# WORK TO BE COMPLETED
Copy the material that follows word for word and omit its pictures.

# DATA SECTION
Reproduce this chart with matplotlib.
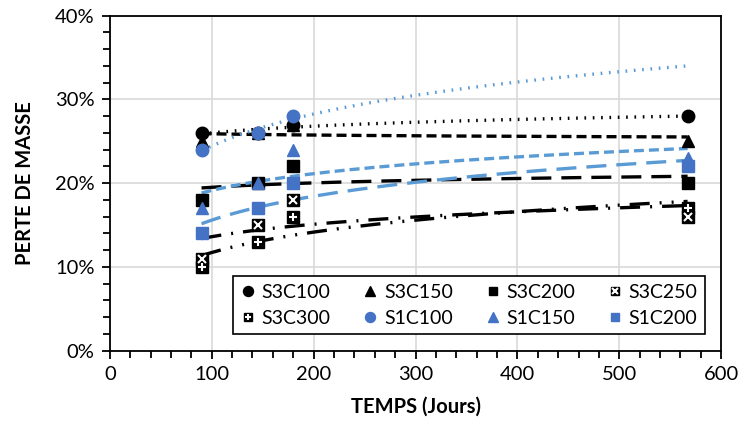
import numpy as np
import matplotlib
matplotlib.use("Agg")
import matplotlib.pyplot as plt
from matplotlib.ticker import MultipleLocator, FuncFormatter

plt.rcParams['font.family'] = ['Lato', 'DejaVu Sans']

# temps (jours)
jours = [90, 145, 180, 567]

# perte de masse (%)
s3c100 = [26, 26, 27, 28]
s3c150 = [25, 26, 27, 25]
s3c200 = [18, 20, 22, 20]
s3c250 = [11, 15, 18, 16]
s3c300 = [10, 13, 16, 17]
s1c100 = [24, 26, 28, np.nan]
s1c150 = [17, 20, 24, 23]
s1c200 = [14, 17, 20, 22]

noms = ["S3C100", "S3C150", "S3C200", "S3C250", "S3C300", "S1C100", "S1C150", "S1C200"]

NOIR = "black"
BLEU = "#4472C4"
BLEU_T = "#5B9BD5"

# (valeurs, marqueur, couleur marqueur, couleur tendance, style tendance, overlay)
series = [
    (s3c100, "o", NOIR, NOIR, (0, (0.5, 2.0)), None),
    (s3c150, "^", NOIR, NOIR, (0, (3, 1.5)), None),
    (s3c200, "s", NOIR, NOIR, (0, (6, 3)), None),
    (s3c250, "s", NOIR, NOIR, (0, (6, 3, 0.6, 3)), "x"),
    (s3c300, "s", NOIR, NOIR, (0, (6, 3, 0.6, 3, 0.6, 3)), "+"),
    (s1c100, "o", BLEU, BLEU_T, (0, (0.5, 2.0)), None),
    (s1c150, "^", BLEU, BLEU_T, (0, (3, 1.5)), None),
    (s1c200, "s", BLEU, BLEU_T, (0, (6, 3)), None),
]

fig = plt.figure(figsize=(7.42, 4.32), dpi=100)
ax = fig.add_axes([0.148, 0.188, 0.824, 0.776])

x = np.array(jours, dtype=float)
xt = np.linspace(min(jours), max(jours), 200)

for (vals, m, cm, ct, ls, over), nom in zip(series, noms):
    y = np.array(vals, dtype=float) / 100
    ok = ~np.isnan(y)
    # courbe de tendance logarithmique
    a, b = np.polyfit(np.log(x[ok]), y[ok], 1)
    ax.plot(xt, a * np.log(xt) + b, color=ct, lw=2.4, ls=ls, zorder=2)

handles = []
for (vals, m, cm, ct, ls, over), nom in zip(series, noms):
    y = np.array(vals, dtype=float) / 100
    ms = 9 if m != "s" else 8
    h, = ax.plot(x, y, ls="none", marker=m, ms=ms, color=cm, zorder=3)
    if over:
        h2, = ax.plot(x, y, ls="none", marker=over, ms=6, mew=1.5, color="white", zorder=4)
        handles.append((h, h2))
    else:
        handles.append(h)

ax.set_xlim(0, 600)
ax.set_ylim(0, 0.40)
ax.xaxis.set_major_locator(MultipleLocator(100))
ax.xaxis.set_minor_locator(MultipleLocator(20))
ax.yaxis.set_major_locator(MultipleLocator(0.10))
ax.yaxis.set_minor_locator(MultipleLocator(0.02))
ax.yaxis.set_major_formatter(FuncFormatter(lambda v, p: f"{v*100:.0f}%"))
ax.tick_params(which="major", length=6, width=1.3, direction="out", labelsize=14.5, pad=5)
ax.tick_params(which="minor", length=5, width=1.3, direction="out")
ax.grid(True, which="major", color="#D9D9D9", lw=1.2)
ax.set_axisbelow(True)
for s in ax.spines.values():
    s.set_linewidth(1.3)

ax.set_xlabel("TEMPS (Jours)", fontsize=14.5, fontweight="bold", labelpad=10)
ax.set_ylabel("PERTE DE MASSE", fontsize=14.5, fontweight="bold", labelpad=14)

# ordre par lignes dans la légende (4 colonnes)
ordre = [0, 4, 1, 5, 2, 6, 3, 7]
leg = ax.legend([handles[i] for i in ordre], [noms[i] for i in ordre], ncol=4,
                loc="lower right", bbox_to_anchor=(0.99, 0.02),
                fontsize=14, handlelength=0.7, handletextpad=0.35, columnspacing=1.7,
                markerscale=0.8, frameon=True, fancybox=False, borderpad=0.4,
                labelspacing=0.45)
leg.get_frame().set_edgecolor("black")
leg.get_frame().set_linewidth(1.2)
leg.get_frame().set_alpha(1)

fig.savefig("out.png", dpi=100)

# SOLUTION FOR THIS EXERCISE
Reproduce this chart with matplotlib.
import numpy as np
import matplotlib
matplotlib.use("Agg")
import matplotlib.pyplot as plt
from matplotlib.ticker import MultipleLocator, FuncFormatter

plt.rcParams['font.family'] = ['Lato', 'DejaVu Sans']

# temps (jours)
jours = [90, 145, 180, 567]

# perte de masse (%)
s3c100 = [26, 26, 27, 28]
s3c150 = [25, 26, 27, 25]
s3c200 = [18, 20, 22, 20]
s3c250 = [11, 15, 18, 16]
s3c300 = [10, 13, 16, 17]
s1c100 = [24, 26, 28, np.nan]
s1c150 = [17, 20, 24, 23]
s1c200 = [14, 17, 20, 22]

noms = ["S3C100", "S3C150", "S3C200", "S3C250", "S3C300", "S1C100", "S1C150", "S1C200"]

NOIR = "black"
BLEU = "#4472C4"
BLEU_T = "#5B9BD5"

# (valeurs, marqueur, couleur marqueur, couleur tendance, style tendance, overlay)
series = [
    (s3c100, "o", NOIR, NOIR, (0, (0.5, 2.0)), None),
    (s3c150, "^", NOIR, NOIR, (0, (3, 1.5)), None),
    (s3c200, "s", NOIR, NOIR, (0, (6, 3)), None),
    (s3c250, "s", NOIR, NOIR, (0, (6, 3, 0.6, 3)), "x"),
    (s3c300, "s", NOIR, NOIR, (0, (6, 3, 0.6, 3, 0.6, 3)), "+"),
    (s1c100, "o", BLEU, BLEU_T, (0, (0.5, 2.0)), None),
    (s1c150, "^", BLEU, BLEU_T, (0, (3, 1.5)), None),
    (s1c200, "s", BLEU, BLEU_T, (0, (6, 3)), None),
]

fig = plt.figure(figsize=(7.42, 4.32), dpi=100)
ax = fig.add_axes([0.148, 0.188, 0.824, 0.776])

x = np.array(jours, dtype=float)
xt = np.linspace(min(jours), max(jours), 200)

for (vals, m, cm, ct, ls, over), nom in zip(series, noms):
    y = np.array(vals, dtype=float) / 100
    ok = ~np.isnan(y)
    # courbe de tendance logarithmique
    a, b = np.polyfit(np.log(x[ok]), y[ok], 1)
    ax.plot(xt, a * np.log(xt) + b, color=ct, lw=2.4, ls=ls, zorder=2)

handles = []
for (vals, m, cm, ct, ls, over), nom in zip(series, noms):
    y = np.array(vals, dtype=float) / 100
    ms = 9 if m != "s" else 8
    h, = ax.plot(x, y, ls="none", marker=m, ms=ms, color=cm, zorder=3)
    if over:
        h2, = ax.plot(x, y, ls="none", marker=over, ms=6, mew=1.5, color="white", zorder=4)
        handles.append((h, h2))
    else:
        handles.append(h)

ax.set_xlim(0, 600)
ax.set_ylim(0, 0.40)
ax.xaxis.set_major_locator(MultipleLocator(100))
ax.xaxis.set_minor_locator(MultipleLocator(20))
ax.yaxis.set_major_locator(MultipleLocator(0.10))
ax.yaxis.set_minor_locator(MultipleLocator(0.02))
ax.yaxis.set_major_formatter(FuncFormatter(lambda v, p: f"{v*100:.0f}%"))
ax.tick_params(which="major", length=6, width=1.3, direction="out", labelsize=14.5, pad=5)
ax.tick_params(which="minor", length=5, width=1.3, direction="out")
ax.grid(True, which="major", color="#D9D9D9", lw=1.2)
ax.set_axisbelow(True)
for s in ax.spines.values():
    s.set_linewidth(1.3)

ax.set_xlabel("TEMPS (Jours)", fontsize=14.5, fontweight="bold", labelpad=10)
ax.set_ylabel("PERTE DE MASSE", fontsize=14.5, fontweight="bold", labelpad=14)

# ordre par lignes dans la légende (4 colonnes)
ordre = [0, 4, 1, 5, 2, 6, 3, 7]
leg = ax.legend([handles[i] for i in ordre], [noms[i] for i in ordre], ncol=4,
                loc="lower right", bbox_to_anchor=(0.99, 0.02),
                fontsize=14, handlelength=0.7, handletextpad=0.35, columnspacing=1.7,
                markerscale=0.8, frameon=True, fancybox=False, borderpad=0.4,
                labelspacing=0.45)
leg.get_frame().set_edgecolor("black")
leg.get_frame().set_linewidth(1.2)
leg.get_frame().set_alpha(1)

fig.savefig("out.png", dpi=100)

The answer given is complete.